Edit period(s): Continuous ~11pm-2am GMT, run from my PC (I may inquiry Toolserver about hosting of .exe's)
Estimated number of pages affected: Given dead URL caching, much less than read capacity — estimating 5epm
Exclusion compliant (Y/N): Y
Already has a bot flag (Y/N): Y
Function details:
- Select a scheduled page or a page from a selected list1 for reading
- Read a page and find all <ref/> tagged external links or citation templates with url= and accessdate=2
- Add all newly seen links to link repository3 for immediate and 5 day repeated check
- Find a Wayback Machine url4 within last 6 month range for all dead links
- Update the correspoding urls with found Wayback urls and remove {{deadlink}}s if any, otherwise mark as {{deadlink}}s
- Schedule page for future processing if first-seen 404 links encountered and proceed with next page
1 FA/GA and Articles with dead links are priorities, otherwise I have classes for category/template/whatever parsing
2 For find link addition revision Wikiblame is extremely slow and proper API revision search is slow to implement but is in progress
3 A link storage and 404-state checker with next 404-check schedules
4 Retrieve archive.org's query result page for selected URL and parse for links with acceptable dates
Dead links are considered to be pages returning 404 error twice between 5 days (I have not yet encountered 404s because of server disk spinning up as pointed out by Tim1357, but I can setup double checks to see how many servers actually behave like that).

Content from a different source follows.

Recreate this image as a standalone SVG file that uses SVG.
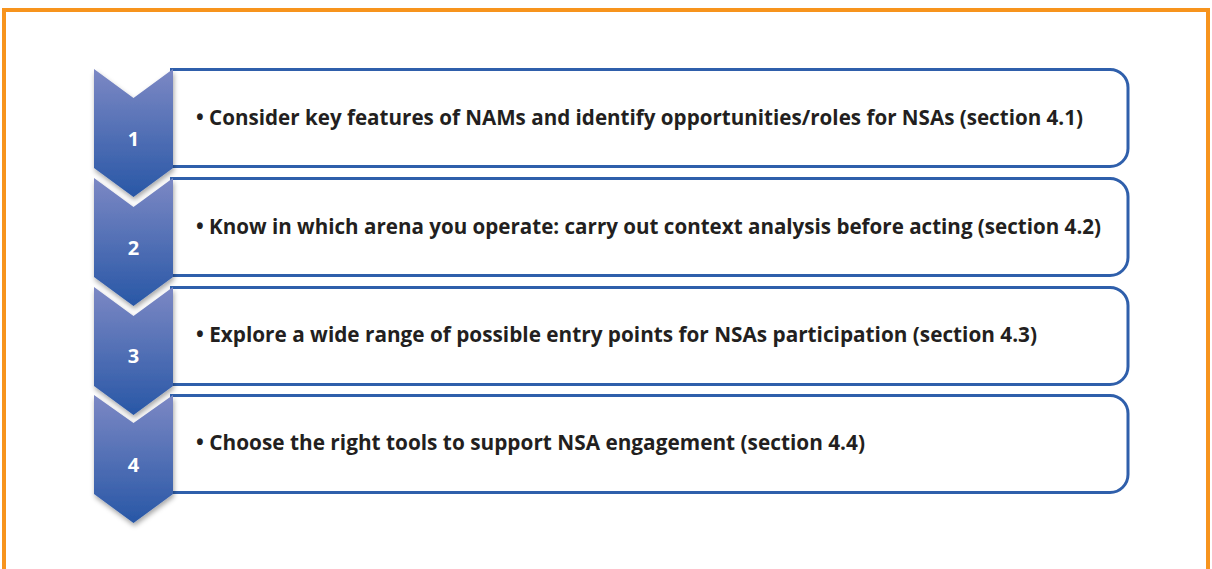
<svg xmlns="http://www.w3.org/2000/svg" width="1212" height="569" viewBox="0 0 1212 569">
<style>
.box{fill:#fff;stroke:#2f5fab;stroke-width:3}
.chev{fill:url(#g);filter:url(#sh)}
.txt{font-family:"Open Sans","Liberation Sans",sans-serif;font-weight:bold;font-size:21px;fill:#231f20}
.num{font-family:"Open Sans","Liberation Sans",sans-serif;font-weight:bold;font-size:20px;fill:#fff;text-anchor:middle}
</style>
<defs>
<linearGradient id="g" x1="0" y1="0" x2="0" y2="1">
<stop offset="0" stop-color="#7c88c4"/>
<stop offset="1" stop-color="#2857a6"/>
</linearGradient>
<filter id="sh" x="-30%" y="-20%" width="160%" height="150%">
<feDropShadow dx="1" dy="3" stdDeviation="2.5" flood-color="#000" flood-opacity="0.35"/>
</filter>
</defs>
<rect x="4" y="10" width="1204" height="620" fill="#fff" stroke="#f7941d" stroke-width="4"/>
<g id="step1">
<path class="box" d="M170,69.5 H1110 A18,18 0 0 1 1128,87.5 V148.5 A18,18 0 0 1 1110,166.5 H170"/>
<path class="chev" d="M94,69 L133.5,98 L173,69 L173,168 L133.5,197 L94,168 Z"/>
<text class="num" x="133.5" y="146">1</text>
<text class="txt" x="196" y="125" textLength="887" lengthAdjust="spacingAndGlyphs">• Consider key features of NAMs and identify opportunities/roles for NSAs (section 4.1)</text>
</g>
<g id="step2">
<path class="box" d="M170,178.5 H1110 A18,18 0 0 1 1128,196.5 V257.5 A18,18 0 0 1 1110,275.5 H170"/>
<path class="chev" d="M94,178 L133.5,207 L173,178 L173,277 L133.5,306 L94,277 Z"/>
<text class="num" x="133.5" y="255">2</text>
<text class="txt" x="196" y="234" textLength="905" lengthAdjust="spacingAndGlyphs">• Know in which arena you operate: carry out context analysis before acting (section 4.2)</text>
</g>
<g id="step3">
<path class="box" d="M170,287.5 H1110 A18,18 0 0 1 1128,305.5 V366.5 A18,18 0 0 1 1110,384.5 H170"/>
<path class="chev" d="M94,287 L133.5,316 L173,287 L173,386 L133.5,415 L94,386 Z"/>
<text class="num" x="133.5" y="363">3</text>
<text class="txt" x="196" y="342" textLength="841" lengthAdjust="spacingAndGlyphs">• Explore a wide range of possible entry points for NSAs participation (section 4.3)</text>
</g>
<g id="step4">
<path class="box" d="M170,395.5 H1110 A18,18 0 0 1 1128,413.5 V474.5 A18,18 0 0 1 1110,492.5 H170"/>
<path class="chev" d="M94,395 L133.5,423 L173,395 L173,494 L133.5,523 L94,494 Z"/>
<text class="num" x="133.5" y="472">4</text>
<text class="txt" x="196" y="450" textLength="669" lengthAdjust="spacingAndGlyphs">• Choose the right tools to support NSA engagement (section 4.4)</text>
</g>
<g id="connectors"/>
</svg>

The parser builds page tree structures and omits pages it cannot process so no <!-- --> or <nowiki> </nowiki> processing.
Discussion
editRegarding same task request: the way I see it, article pool is very large, this is a growing problem, and diminishing returns/redundancy even with multiple bots should not arise. Current progress has almost all of the above functionality. — Hellknowz ▎talk 00:42, 19 May 2010 (UTC)[reply]

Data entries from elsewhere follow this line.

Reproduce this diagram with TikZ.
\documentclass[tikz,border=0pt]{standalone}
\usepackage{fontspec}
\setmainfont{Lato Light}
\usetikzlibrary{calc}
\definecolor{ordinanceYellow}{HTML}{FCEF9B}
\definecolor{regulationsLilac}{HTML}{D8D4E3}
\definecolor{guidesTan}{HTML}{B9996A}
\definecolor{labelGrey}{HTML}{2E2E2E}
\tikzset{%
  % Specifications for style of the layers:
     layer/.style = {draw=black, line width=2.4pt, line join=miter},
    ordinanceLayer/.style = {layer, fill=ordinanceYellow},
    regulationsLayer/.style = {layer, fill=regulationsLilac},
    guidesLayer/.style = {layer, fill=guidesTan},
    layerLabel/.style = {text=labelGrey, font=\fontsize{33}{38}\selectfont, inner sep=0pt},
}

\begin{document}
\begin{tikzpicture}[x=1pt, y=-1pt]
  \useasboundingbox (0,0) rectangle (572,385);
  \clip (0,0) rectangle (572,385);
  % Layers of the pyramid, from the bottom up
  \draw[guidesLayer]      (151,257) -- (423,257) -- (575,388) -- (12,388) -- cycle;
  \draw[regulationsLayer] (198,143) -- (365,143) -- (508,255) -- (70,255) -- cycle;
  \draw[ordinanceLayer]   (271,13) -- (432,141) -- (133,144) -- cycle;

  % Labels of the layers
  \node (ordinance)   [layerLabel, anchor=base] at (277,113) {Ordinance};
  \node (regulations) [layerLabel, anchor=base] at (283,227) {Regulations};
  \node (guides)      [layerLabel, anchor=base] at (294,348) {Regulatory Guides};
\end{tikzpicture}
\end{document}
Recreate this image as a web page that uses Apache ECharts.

- Are you willing and able to publish your source code?
- Approved for trial (5 edits). Please provide a link to the relevant contributions and/or diffs when the trial is complete. Let's see the bot in action a small sample set. Josh Parris 06:42, 19 May 2010 (UTC)[reply]

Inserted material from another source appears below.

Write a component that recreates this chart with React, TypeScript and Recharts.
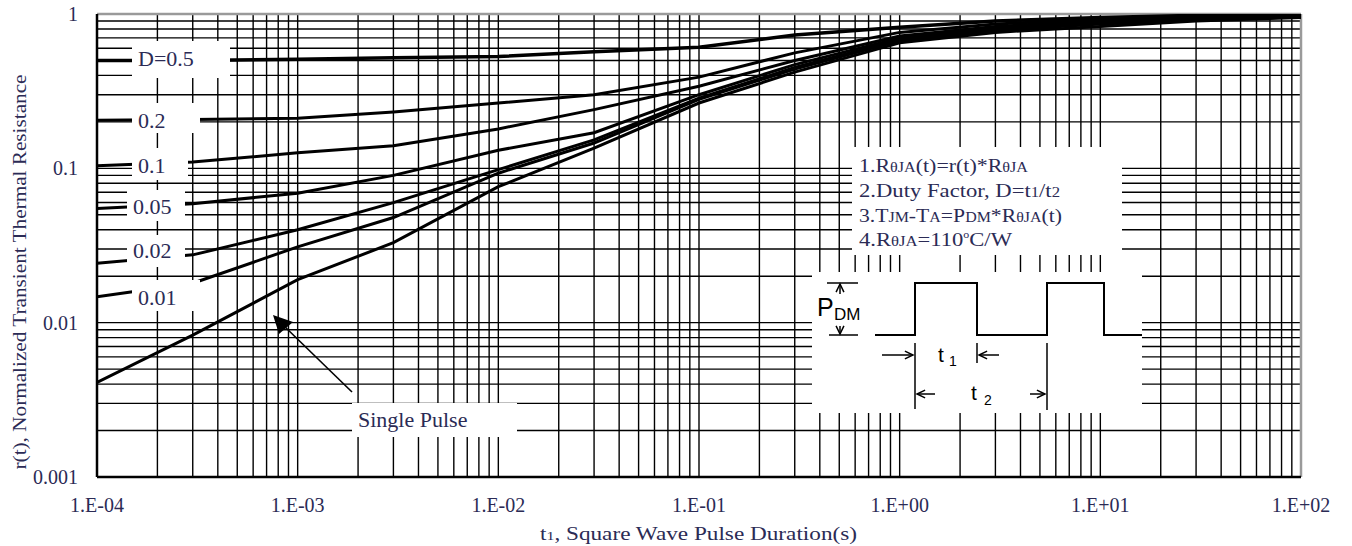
import { LineChart, Line, XAxis, YAxis, CartesianGrid, ReferenceLine } from 'recharts';

// pulse duration t1 (s)
const durations = [1e-4, 3e-4, 1e-3, 3e-3, 1e-2, 3e-2, 1e-1, 3e-1, 1, 3, 10, 30, 100];

// r(t) per duty factor
const duty05 = [0.5, 0.5, 0.51, 0.52, 0.53, 0.57, 0.61, 0.73, 0.82, 0.9, 0.95, 0.98, 1.0];
const duty02 = [0.205, 0.207, 0.211, 0.232, 0.265, 0.3, 0.39, 0.56, 0.76, 0.86, 0.93, 0.96, 0.99];
const duty01 = [0.104, 0.11, 0.126, 0.14, 0.18, 0.24, 0.34, 0.5, 0.72, 0.83, 0.91, 0.94, 0.98];
const duty005 = [0.055, 0.059, 0.069, 0.09, 0.131, 0.17, 0.3, 0.47, 0.7, 0.81, 0.89, 0.93, 0.97];
const duty002 = [0.0243, 0.0275, 0.04, 0.06, 0.098, 0.153, 0.285, 0.45, 0.68, 0.79, 0.87, 0.92, 0.96];
const duty001 = [0.0147, 0.018, 0.031, 0.048, 0.093, 0.146, 0.28, 0.44, 0.67, 0.78, 0.86, 0.91, 0.96];
const singlePulse = [0.0041, 0.0083, 0.019, 0.033, 0.076, 0.135, 0.265, 0.42, 0.65, 0.76, 0.83, 0.9, 0.95];

const xDecades = [1e-4, 1e-3, 1e-2, 1e-1, 1, 10];
const yDecades = [0.001, 0.01, 0.1];
const steps = [1, 2, 3, 4, 5, 6, 7, 8, 9];

const xTicks = [...xDecades.flatMap((d) => steps.map((s) => s * d)), 100];
const yTicks = [...yDecades.flatMap((d) => steps.map((s) => s * d)), 1];

const chartData = durations.map((t, i) => ({
  t,
  d05: duty05[i],
  d02: duty02[i],
  d01: duty01[i],
  d005: duty005[i],
  d002: duty002[i],
  d001: duty001[i],
  single: singlePulse[i],
}));

const seriesKeys = ['d05', 'd02', 'd01', 'd005', 'd002', 'd001', 'single'];

const serif = "'Liberation Serif', 'Times New Roman', serif";
const sans = "'Liberation Sans', Arial, sans-serif";
const textColor = '#2b2b55';

const isDecade = (v: number) => Math.abs(Math.log10(v) - Math.round(Math.log10(v))) < 1e-6;

const fmtX = (v: number) => {
  const e = Math.round(Math.log10(v));
  return `1.E${e < 0 ? '-' : '+'}${String(Math.abs(e)).padStart(2, '0')}`;
};

const fmtY = (v: number) => {
  const e = Math.round(Math.log10(v));
  return e === 0 ? '1' : Math.pow(10, e).toFixed(-e);
};

function XTick(props: any) {
  const { x, payload } = props;
  if (!isDecade(payload.value)) return <g />;
  return (
    <text x={x} y={512} textAnchor="middle" fontFamily={serif} fontSize={20} fill={textColor}>
      {fmtX(payload.value)}
    </text>
  );
}

function YTick(props: any) {
  const { y, payload } = props;
  if (!isDecade(payload.value)) return <g />;
  return (
    <text x={78} y={y + 7} textAnchor="end" fontFamily={serif} fontSize={20} fill={textColor}>
      {fmtY(payload.value)}
    </text>
  );
}

function Arrow({ x1, y1, x2, y2 }: { x1: number; y1: number; x2: number; y2: number }) {
  // simple open arrow pointing at (x2, y2)
  const a = Math.atan2(y2 - y1, x2 - x1);
  const len = 9;
  const spread = 0.45;
  const p1 = [x2 - len * Math.cos(a - spread), y2 - len * Math.sin(a - spread)];
  const p2 = [x2 - len * Math.cos(a + spread), y2 - len * Math.sin(a + spread)];
  return (
    <g stroke="#000" strokeWidth={1.5} fill="none">
      <line x1={x1} y1={y1} x2={x2} y2={y2} />
      <polyline points={`${p1[0]},${p1[1]} ${x2},${y2} ${p2[0]},${p2[1]}`} />
    </g>
  );
}

function Overlay() {
  const small = 14;
  return (
    <svg width={1352} height={546} style={{ position: 'absolute', left: 0, top: 0, pointerEvents: 'none' }}>
      {/* curve labels */}
      <g fill="#fff">
        <rect x={132} y={41} width={98} height={37} />
        <rect x={132} y={103} width={68} height={30} />
        <rect x={132} y={148} width={56} height={32} />
        <rect x={127} y={190} width={58} height={31} />
        <rect x={127} y={235} width={58} height={32} />
        <rect x={132} y={280} width={68} height={31} />
        <rect x={352} y={403} width={165} height={34} />
        <rect x={852} y={147} width={270} height={108} />
        <rect x={812} y={272} width={330} height={141} />
      </g>
      <g fontFamily={serif} fontSize={22} fill={textColor}>
        <text x={138} y={66}>D=0.5</text>
        <text x={138} y={128}>0.2</text>
        <text x={138} y={173}>0.1</text>
        <text x={133} y={214}>0.05</text>
        <text x={133} y={258}>0.02</text>
        <text x={138} y={305}>0.01</text>
        <text x={358} y={427}>Single Pulse</text>
      </g>

      {/* single pulse pointer */}
      <line x1={352} y1={392} x2={282} y2={324} stroke="#000" strokeWidth={1.6} />
      <polygon points="273,315 279,334 293,322" fill="#000" />

      {/* notes */}
      <g fontFamily={serif} fontSize={19} fill={textColor}>
        <text x={859} y={172} textLength={169} lengthAdjust="spacingAndGlyphs">
          1.R<tspan fontSize={small}>θJA</tspan>(t)=r(t)*R<tspan fontSize={small}>θJA</tspan>
        </text>
        <text x={859} y={197} textLength={201} lengthAdjust="spacingAndGlyphs">
          2.Duty Factor, D=t<tspan fontSize={small}>1</tspan>/t<tspan fontSize={small}>2</tspan>
        </text>
        <text x={859} y={222} textLength={203} lengthAdjust="spacingAndGlyphs">
          3.T<tspan fontSize={small}>JM</tspan>-T<tspan fontSize={small}>A</tspan>=P<tspan fontSize={small}>DM</tspan>*R
          <tspan fontSize={small}>θJA</tspan>(t)
        </text>
        <text x={859} y={246} textLength={153} lengthAdjust="spacingAndGlyphs">
          4.R<tspan fontSize={small}>θJA</tspan>=110<tspan fontSize={10} dy={-8}>o</tspan>
          <tspan dy={8}>C/W</tspan>
        </text>
      </g>

      {/* pulse train */}
      <polyline
        points="875,335 915,335 915,283 977,283 977,335 1047,335 1047,283 1104,283 1104,335 1142,335"
        fill="none"
        stroke="#000"
        strokeWidth={2}
      />
      <g stroke="#000" strokeWidth={1.5}>
        <line x1={827} y1={283} x2={858} y2={283} />
        <line x1={829} y1={335} x2={858} y2={335} />
        <line x1={915} y1={343} x2={915} y2={409} />
        <line x1={977} y1={343} x2={977} y2={363} />
        <line x1={1047} y1={343} x2={1047} y2={410} />
      </g>
      <Arrow x1={840} y1={294} x2={840} y2={284} />
      <Arrow x1={840} y1={326} x2={840} y2={334} />
      <Arrow x1={882} y1={355} x2={913} y2={355} />
      <Arrow x1={999} y1={355} x2={979} y2={355} />
      <Arrow x1={935} y1={394} x2={917} y2={394} />
      <Arrow x1={1030} y1={394} x2={1045} y2={394} />
      <g fontFamily={sans} fill="#000">
        <text x={817} y={316} fontSize={25}>P</text>
        <text x={834} y={320} fontSize={17}>DM</text>
        <text x={938} y={362} fontSize={21}>t</text>
        <text x={949} y={366} fontSize={14}>1</text>
        <text x={971} y={400} fontSize={21}>t</text>
        <text x={984} y={405} fontSize={14}>2</text>
      </g>

      {/* axis titles */}
      <text
        x={0}
        y={0}
        transform="translate(26, 272) rotate(-90)"
        textAnchor="middle"
        fontFamily={serif}
        fontSize={19}
        fill={textColor}
        textLength={395}
        lengthAdjust="spacingAndGlyphs"
      >
        r(t),  Normalized Transient Thermal Resistance
      </text>
      <text
        x={540}
        y={540}
        fontFamily={serif}
        fontSize={19}
        fill={textColor}
        textLength={317}
        lengthAdjust="spacingAndGlyphs"
      >
        t<tspan fontSize={13}>1</tspan>, Square Wave Pulse Duration(s)
      </text>
    </svg>
  );
}

export default function App() {
  return (
    <div style={{ position: 'absolute', left: 0, top: 0, width: 1352, height: 546, background: '#fff' }}>
      <style>{'body{margin:0}'}</style>
      <LineChart width={1352} height={546} data={chartData} margin={{ top: 14, right: 51, bottom: 39, left: 17 }}>
        <CartesianGrid stroke="#000" strokeWidth={1.4} />
        <XAxis
          dataKey="t"
          type="number"
          scale="log"
          domain={[1e-4, 100]}
          ticks={xTicks}
          interval={0}
          allowDataOverflow
          tickLine={false}
          axisLine={{ stroke: '#000', strokeWidth: 2.5 }}
          tick={<XTick />}
          height={30}
        />
        <YAxis
          type="number"
          scale="log"
          domain={[0.001, 1]}
          ticks={yTicks}
          interval={0}
          allowDataOverflow
          tickLine={false}
          axisLine={{ stroke: '#000', strokeWidth: 2.5 }}
          tick={<YTick />}
          width={80}
        />
        <ReferenceLine y={1} stroke="#9a9a9a" strokeWidth={2.5} />
        <ReferenceLine x={100} stroke="#9a9a9a" strokeWidth={2.5} />
        {seriesKeys.map((k) => (
          <Line
            key={k}
            type="linear"
            dataKey={k}
            stroke="#000"
            strokeWidth={k === 'd05' ? 3.5 : 3}
            dot={false}
            isAnimationActive={false}
          />
        ))}
      </LineChart>
      <Overlay />
    </div>
  );
}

- {{OperatorAssistanceNeeded}} Have you undertaken the trial yet? Josh Parris 11:19, 25 May 2010 (UTC)[reply]
- Sorry that this is taking so long. I had a big deadline yesterday, so this has taken longer than anticipated. I am currently coding the revision retrieval functionality. I really do not wish to hurry with this implementation as any unhandled exceptions may lead to nasty sideeffects. — Hellknowz ▎talk 11:33, 25 May 2010 (UTC)[reply]
- Just so long as you haven't forgotten about this, all's well. Josh Parris 11:40, 25 May 2010 (UTC)[reply]
- Sorry that this is taking so long. I had a big deadline yesterday, so this has taken longer than anticipated. I am currently coding the revision retrieval functionality. I really do not wish to hurry with this implementation as any unhandled exceptions may lead to nasty sideeffects. — Hellknowz ▎talk 11:33, 25 May 2010 (UTC)[reply]
- {{OperatorAssistanceNeeded}} Have you undertaken the trial yet? Josh Parris 11:19, 25 May 2010 (UTC)[reply]
- About publishing source code — do you reckon it would be useful to make my custom C# API available? There is currently only one I know of and it lacks many important features. — Hellknowz ▎talk 14:24, 29 May 2010 (UTC)[reply]
- Yes, I encourage you to do so. Feel free to mention it in the appropriate lists. Josh Parris 02:26, 31 May 2010 (UTC)[reply]
Trial complete. Special:Contributions/H3llBot. — Hellknowz ▎talk 16:36, 1 June 2010 (UTC)[reply]
- Question - If there are multiple archived versions of a link in the WayBack Machine, and the text is different on each one, how does the bot know the right one to pick?--Rockfang (talk) 18:33, 1 June 2010 (UTC)[reply]
- It always picks the older version closest to the original access date (link addition date) up to 180 day range. — Hellknowz ▎talk 18:57, 1 June 2010 (UTC)[reply]
- Only five edits, lets do one more big test, because I've found citation setup varies a lot from article to article. Tim1357 talk 21:33, 7 June 2010 (UTC)[reply]
- Approved for trial (25 edits (more if you want more testing)). Please provide a link to the relevant contributions and/or diffs when the trial is complete. (Just make sure you babysit the bot). Tim1357 talk 21:33, 7 June 2010 (UTC)[reply]
Trial complete. Contributions/H3llBot
- One funny issue was this: [1]; [2] where bot applied a fix to a bad template syntax — vertical pipe before closing brackets. This comes from a super-subtle bug in page structure parser. — Hellknowz ▎talk 22:55, 7 June 2010 (UTC)[reply]
- Very well done! Tim1357 talk 23:04, 7 June 2010 (UTC)[reply]
- Approved. Tim1357 talk 23:04, 7 June 2010 (UTC)[reply]
- The above discussion is preserved as an archive of the debate. Please do not modify it. To request review of this BRFA, please start a new section at WT:BRFA.